A Javanese Wedding: Dine & Dash Customs of Indonesia


I am invited to his cousin’s wedding in Madiun, Lambang’s hometown, a few hours west undertaken on a last minute bus, seats already filled. The sunlight dims, headlights glare, an evening breeze sweeps a stench of manure over the farmlands, stirring a sudden homesickness. A painted sign on the shop window advertises Pecel Madiun. The fluorescent glare adds a laboratory aspect to our late evening meal. Lambang’s cousins fetch us from the warung, wisking us off the highway into a farmroad’s refreshing darkness, shadows of a sugarcane ocean sway either side of the road, the nightsky stretches overhead filled with distant worlds. Weddings occur each weekend in nearly every village and neighbourhood of Indonesia. Large tents are erected usually across a main road or along a highway’s shoulder, usually diverting traffic, or creating of the traffic a new traditional instrument. Massive speakers are installed, waves of dantung music crash across roofs and reach down the back roads til the wee hrs of the morning.

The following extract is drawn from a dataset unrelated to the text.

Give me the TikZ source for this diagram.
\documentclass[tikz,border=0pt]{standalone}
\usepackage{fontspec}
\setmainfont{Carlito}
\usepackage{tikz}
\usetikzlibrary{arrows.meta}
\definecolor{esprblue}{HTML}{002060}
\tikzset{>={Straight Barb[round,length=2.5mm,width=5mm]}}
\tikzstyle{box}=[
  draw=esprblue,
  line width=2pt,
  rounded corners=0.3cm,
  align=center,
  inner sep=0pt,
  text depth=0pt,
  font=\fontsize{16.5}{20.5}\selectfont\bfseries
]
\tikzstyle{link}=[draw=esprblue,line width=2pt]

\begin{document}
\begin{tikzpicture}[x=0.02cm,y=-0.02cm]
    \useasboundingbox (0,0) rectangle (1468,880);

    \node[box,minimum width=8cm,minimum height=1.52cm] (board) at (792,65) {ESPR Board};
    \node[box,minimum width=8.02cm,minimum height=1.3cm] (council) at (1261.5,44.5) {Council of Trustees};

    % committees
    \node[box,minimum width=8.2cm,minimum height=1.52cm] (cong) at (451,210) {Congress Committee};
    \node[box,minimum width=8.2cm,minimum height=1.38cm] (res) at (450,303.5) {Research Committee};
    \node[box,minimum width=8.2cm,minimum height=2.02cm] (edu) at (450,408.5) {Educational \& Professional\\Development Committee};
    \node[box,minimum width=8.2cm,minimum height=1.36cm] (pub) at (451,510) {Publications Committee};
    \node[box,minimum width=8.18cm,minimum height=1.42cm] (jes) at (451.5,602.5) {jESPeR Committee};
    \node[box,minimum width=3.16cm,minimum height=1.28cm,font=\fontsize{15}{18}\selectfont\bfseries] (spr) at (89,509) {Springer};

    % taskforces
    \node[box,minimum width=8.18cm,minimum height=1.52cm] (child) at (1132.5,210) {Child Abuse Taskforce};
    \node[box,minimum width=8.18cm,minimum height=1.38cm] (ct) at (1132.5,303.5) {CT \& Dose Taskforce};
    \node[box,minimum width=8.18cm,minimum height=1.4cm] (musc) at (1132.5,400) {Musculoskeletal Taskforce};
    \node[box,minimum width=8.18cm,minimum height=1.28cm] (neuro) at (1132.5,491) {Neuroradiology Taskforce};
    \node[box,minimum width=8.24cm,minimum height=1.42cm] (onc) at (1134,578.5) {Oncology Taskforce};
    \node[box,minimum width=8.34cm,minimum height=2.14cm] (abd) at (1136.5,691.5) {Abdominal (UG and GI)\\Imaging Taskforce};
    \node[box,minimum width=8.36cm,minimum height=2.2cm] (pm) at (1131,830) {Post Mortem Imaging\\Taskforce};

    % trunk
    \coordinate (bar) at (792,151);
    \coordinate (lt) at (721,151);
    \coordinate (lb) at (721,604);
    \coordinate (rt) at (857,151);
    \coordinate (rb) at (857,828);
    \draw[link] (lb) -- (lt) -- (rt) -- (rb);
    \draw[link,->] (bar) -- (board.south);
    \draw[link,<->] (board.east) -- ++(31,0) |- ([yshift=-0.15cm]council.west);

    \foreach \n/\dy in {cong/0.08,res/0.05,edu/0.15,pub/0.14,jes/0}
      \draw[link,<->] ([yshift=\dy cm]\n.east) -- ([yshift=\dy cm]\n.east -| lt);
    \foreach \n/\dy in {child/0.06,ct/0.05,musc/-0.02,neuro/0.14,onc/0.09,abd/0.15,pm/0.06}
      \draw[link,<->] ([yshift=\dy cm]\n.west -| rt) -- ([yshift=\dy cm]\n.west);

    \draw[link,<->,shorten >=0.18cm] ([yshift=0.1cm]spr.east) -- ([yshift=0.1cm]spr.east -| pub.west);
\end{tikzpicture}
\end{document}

The womenfolk arrive dressed in light blues and yellows and pinks, coral made of silk, each covered modestly in jilbab with children in tow, scrubbed vigourously and forced into their finest. Fathers, husbands, sons and brothers sit apart from the womenfolk, a collage of psychadelic batik in swirling seashell browns and dark blues. Beneath the tent a simple stage stands at centre where the bride, bridesmaids and her parents gather, and pose stiffly before a gilded ornate backdrop. The bride is caked in make-up, wrapped in heavy dresses and her hair done up like an alien vixen to temp Captain Kirk in an early Star Trek episode. Among the rows of friends and relatives, children scamper, eat through their gift boxes of sweet breads and salted crackers, the men as always smoke their billowing kretaks, mothers admonish their children or bounce babies in their lap. From down the lane approaches the groom dressed in a similar fine black with gold lace, a large knife tucked in his belt, followed by his groom’s men holding aloft golden parasoles, leading a long train of guests from the groom’s side of the family. The wedding party stands rigid before the Imam, a single fan whimpers next to the husband and wife to be. The bride’s mother, a short unattractive woman, wears a stern impenetrable expression, and stands like a rock behind her daughter with her hand held against the small of her daughter’s back. Hard to say whether she is supporting her child or herself. The guests settle into their chairs in a trance catching a word or two of the Imam’s prolonged speech. Lambang’s and my seat on the edge of the tent’s protective shade affords a peak of the back courtyard where several women finish the last touches on the banquet. My friend and I are the last to file past the wedding party, shaking hands with the parents. The groom’s father speaks to me sharing how he is honoured by my visit. I bow humbly, clumslily and respond that his son’s wedding is the first I’ve seen of it’s kind. Immediately I feel awkward with my anthropologist’s remarks and scurry into the queue for the reception. Guests mill about in the shade of low leafy trees chatting, eating bowls of nasi pecel, fried rice, gado-gado, some already preying upon desert table delicacies.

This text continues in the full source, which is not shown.